• Data shown:
+===+

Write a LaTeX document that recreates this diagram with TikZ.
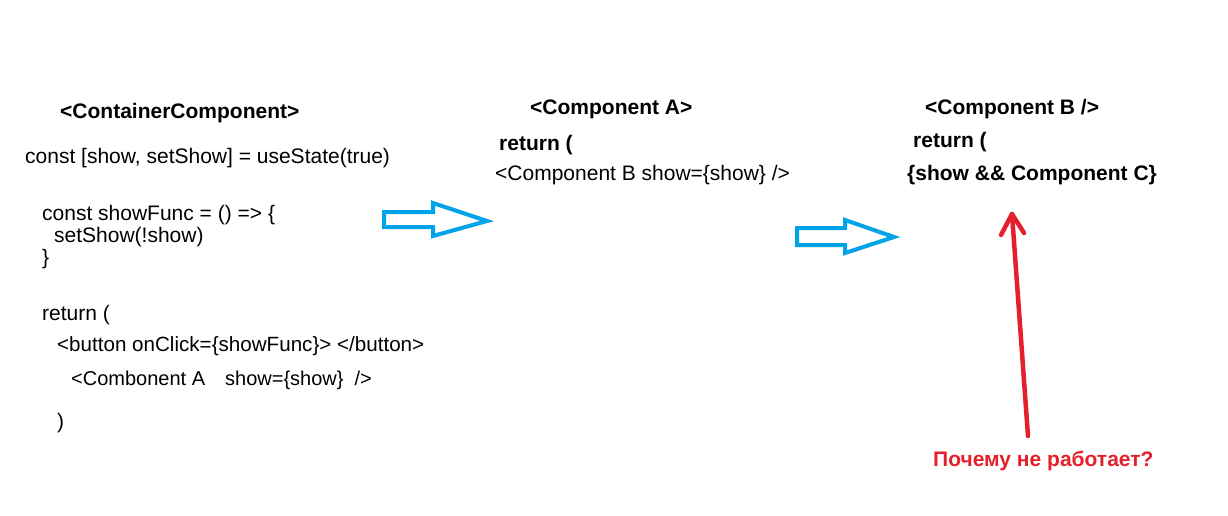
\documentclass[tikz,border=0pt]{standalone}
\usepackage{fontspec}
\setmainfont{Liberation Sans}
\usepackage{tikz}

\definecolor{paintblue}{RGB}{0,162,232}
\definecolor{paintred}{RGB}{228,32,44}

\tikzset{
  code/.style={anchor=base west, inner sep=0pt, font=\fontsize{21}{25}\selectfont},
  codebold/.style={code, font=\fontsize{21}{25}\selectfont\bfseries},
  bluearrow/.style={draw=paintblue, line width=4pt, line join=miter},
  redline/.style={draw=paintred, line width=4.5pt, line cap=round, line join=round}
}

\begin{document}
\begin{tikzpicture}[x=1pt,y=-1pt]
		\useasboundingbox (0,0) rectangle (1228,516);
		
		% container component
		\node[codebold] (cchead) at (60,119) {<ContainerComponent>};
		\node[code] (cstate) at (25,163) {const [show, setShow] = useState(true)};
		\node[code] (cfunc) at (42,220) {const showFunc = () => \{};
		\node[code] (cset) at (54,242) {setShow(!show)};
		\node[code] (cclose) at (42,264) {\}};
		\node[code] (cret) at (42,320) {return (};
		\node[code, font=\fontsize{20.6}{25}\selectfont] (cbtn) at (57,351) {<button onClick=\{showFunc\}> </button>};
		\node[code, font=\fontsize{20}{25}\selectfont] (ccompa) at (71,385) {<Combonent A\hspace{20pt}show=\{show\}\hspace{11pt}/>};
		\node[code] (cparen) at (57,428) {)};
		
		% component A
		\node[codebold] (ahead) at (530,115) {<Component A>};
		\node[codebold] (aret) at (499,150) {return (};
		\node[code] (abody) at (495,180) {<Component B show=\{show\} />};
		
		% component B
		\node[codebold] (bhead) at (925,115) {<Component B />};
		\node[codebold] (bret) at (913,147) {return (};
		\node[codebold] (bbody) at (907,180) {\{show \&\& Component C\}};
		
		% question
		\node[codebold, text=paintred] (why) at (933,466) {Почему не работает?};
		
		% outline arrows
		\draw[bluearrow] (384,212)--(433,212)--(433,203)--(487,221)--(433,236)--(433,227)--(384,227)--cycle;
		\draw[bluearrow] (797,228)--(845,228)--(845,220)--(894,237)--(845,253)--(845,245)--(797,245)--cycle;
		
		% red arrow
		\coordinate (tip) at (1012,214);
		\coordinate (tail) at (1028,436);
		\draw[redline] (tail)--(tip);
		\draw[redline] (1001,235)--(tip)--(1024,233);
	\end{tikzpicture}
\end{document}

+===+

• Task objective: Copy nothing but the lines from the top of the material through the line holding "(0,0) rectangle (1228,516);", exactly as written; omit pictures.

• Final result:
Write a LaTeX document that recreates this diagram with TikZ.
\documentclass[tikz,border=0pt]{standalone}
\usepackage{fontspec}
\setmainfont{Liberation Sans}
\usepackage{tikz}

\definecolor{paintblue}{RGB}{0,162,232}
\definecolor{paintred}{RGB}{228,32,44}

\tikzset{
  code/.style={anchor=base west, inner sep=0pt, font=\fontsize{21}{25}\selectfont},
  codebold/.style={code, font=\fontsize{21}{25}\selectfont\bfseries},
  bluearrow/.style={draw=paintblue, line width=4pt, line join=miter},
  redline/.style={draw=paintred, line width=4.5pt, line cap=round, line join=round}
}

\begin{document}
\begin{tikzpicture}[x=1pt,y=-1pt]
		\useasboundingbox (0,0) rectangle (1228,516);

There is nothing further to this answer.